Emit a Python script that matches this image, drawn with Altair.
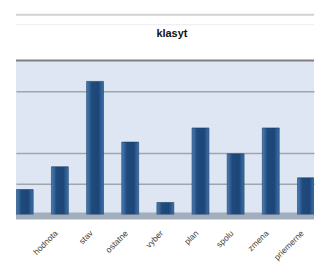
import json
import altair as alt
import pandas as pd

# ---- data ----
categories = ["prvy", "hodnota", "stav", "ostatne", "vyber", "plan", "spolu", "zmena", "priemerne"]
positions = [1, 2, 3, 4, 5, 6, 7, 8, 9]
values = [0.81, 1.55, 4.32, 2.35, 0.39, 2.81, 1.97, 2.81, 1.19]
grid_values = [1, 2, 4]
title_text = "klasyt"

df = pd.DataFrame({"pos": positions, "cat": categories, "value": values})
one = pd.DataFrame({"a": [0]})

W, H = 300, 155
FONT = "Liberation Sans"

x_scale = alt.Scale(domain=[0.891, 9.088], nice=False, zero=False)
y_scale = alt.Scale(domain=[0, 5], nice=False)
label_expr = json.dumps(categories) + "[datum.value - 1]"

bar_fill = alt.Gradient(
    gradient="linear",
    stops=[
        alt.GradientStop(color="#4a7fb8", offset=0),
        alt.GradientStop(color="#1f4a7c", offset=0.3),
        alt.GradientStop(color="#1c4677", offset=0.7),
        alt.GradientStop(color="#3d72ab", offset=1),
    ],
    x1=0, x2=1, y1=0, y2=0,
)

floor = alt.Chart(one).mark_rect(color="#a3aebd").encode(
    x=alt.value(0), x2=alt.value(W), y=alt.value(H - 2), y2=alt.value(H + 5)
)

bars = alt.Chart(df).mark_bar(size=17, clip=True, color=bar_fill,
                              stroke="#1a3c62", strokeWidth=0.6).encode(
    x=alt.X("pos:Q", scale=x_scale,
            axis=alt.Axis(values=positions[1:], labelExpr=label_expr, labelAngle=-45,
                          labelFontSize=8.5, labelColor="#444444", labelFont=FONT,
                          labelPadding=14, labelOffset=-7,
                          grid=False, ticks=False, domain=False, title=None)),
    y=alt.Y("value:Q", scale=y_scale,
            axis=alt.Axis(values=grid_values, labels=False, ticks=False, domain=False,
                          grid=True, gridColor="#9ea6b0", gridWidth=1.5, title=None)),
)

top_rule = alt.Chart(one).mark_rule(color="#7f7f7f", strokeWidth=2).encode(
    x=alt.value(0), x2=alt.value(W), y=alt.value(0)
)
frame_rule = alt.Chart(one).mark_rule(color="#d2d2d2", strokeWidth=2).encode(
    x=alt.value(0), x2=alt.value(W), y=alt.value(-46)
)
frame_rule2 = alt.Chart(one).mark_rule(color="#ececec", strokeWidth=1).encode(
    x=alt.value(0), x2=alt.value(W), y=alt.value(-36)
)
title = alt.Chart(one).mark_text(text=title_text, fontSize=11, fontWeight="bold",
                                 color="#111111", font=FONT, baseline="middle",
                                 align="center").encode(
    x=alt.value(W / 2 + 7), y=alt.value(-27)
)

chart = alt.layer(floor, bars, top_rule, frame_rule, frame_rule2, title).properties(
    width=W, height=H,
    padding={"left": 7, "top": 5, "right": 0, "bottom": 0},
).configure_view(fill="#dde6f2", strokeWidth=0)

chart.save("out.html", embed_options={"renderer": "svg", "actions": False})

→ Instructions for the task: Transcribe the listing in full and omit the pictures.

→ Answer:
Emit a Python script that matches this image, drawn with Altair.
import json
import altair as alt
import pandas as pd

# ---- data ----
categories = ["prvy", "hodnota", "stav", "ostatne", "vyber", "plan", "spolu", "zmena", "priemerne"]
positions = [1, 2, 3, 4, 5, 6, 7, 8, 9]
values = [0.81, 1.55, 4.32, 2.35, 0.39, 2.81, 1.97, 2.81, 1.19]
grid_values = [1, 2, 4]
title_text = "klasyt"

df = pd.DataFrame({"pos": positions, "cat": categories, "value": values})
one = pd.DataFrame({"a": [0]})

W, H = 300, 155
FONT = "Liberation Sans"

x_scale = alt.Scale(domain=[0.891, 9.088], nice=False, zero=False)
y_scale = alt.Scale(domain=[0, 5], nice=False)
label_expr = json.dumps(categories) + "[datum.value - 1]"

bar_fill = alt.Gradient(
    gradient="linear",
    stops=[
        alt.GradientStop(color="#4a7fb8", offset=0),
        alt.GradientStop(color="#1f4a7c", offset=0.3),
        alt.GradientStop(color="#1c4677", offset=0.7),
        alt.GradientStop(color="#3d72ab", offset=1),
    ],
    x1=0, x2=1, y1=0, y2=0,
)

floor = alt.Chart(one).mark_rect(color="#a3aebd").encode(
    x=alt.value(0), x2=alt.value(W), y=alt.value(H - 2), y2=alt.value(H + 5)
)

bars = alt.Chart(df).mark_bar(size=17, clip=True, color=bar_fill,
                              stroke="#1a3c62", strokeWidth=0.6).encode(
    x=alt.X("pos:Q", scale=x_scale,
            axis=alt.Axis(values=positions[1:], labelExpr=label_expr, labelAngle=-45,
                          labelFontSize=8.5, labelColor="#444444", labelFont=FONT,
                          labelPadding=14, labelOffset=-7,
                          grid=False, ticks=False, domain=False, title=None)),
    y=alt.Y("value:Q", scale=y_scale,
            axis=alt.Axis(values=grid_values, labels=False, ticks=False, domain=False,
                          grid=True, gridColor="#9ea6b0", gridWidth=1.5, title=None)),
)

top_rule = alt.Chart(one).mark_rule(color="#7f7f7f", strokeWidth=2).encode(
    x=alt.value(0), x2=alt.value(W), y=alt.value(0)
)
frame_rule = alt.Chart(one).mark_rule(color="#d2d2d2", strokeWidth=2).encode(
    x=alt.value(0), x2=alt.value(W), y=alt.value(-46)
)
frame_rule2 = alt.Chart(one).mark_rule(color="#ececec", strokeWidth=1).encode(
    x=alt.value(0), x2=alt.value(W), y=alt.value(-36)
)
title = alt.Chart(one).mark_text(text=title_text, fontSize=11, fontWeight="bold",
                                 color="#111111", font=FONT, baseline="middle",
                                 align="center").encode(
    x=alt.value(W / 2 + 7), y=alt.value(-27)
)

chart = alt.layer(floor, bars, top_rule, frame_rule, frame_rule2, title).properties(
    width=W, height=H,
    padding={"left": 7, "top": 5, "right": 0, "bottom": 0},
).configure_view(fill="#dde6f2", strokeWidth=0)

chart.save("out.html", embed_options={"renderer": "svg", "actions": False})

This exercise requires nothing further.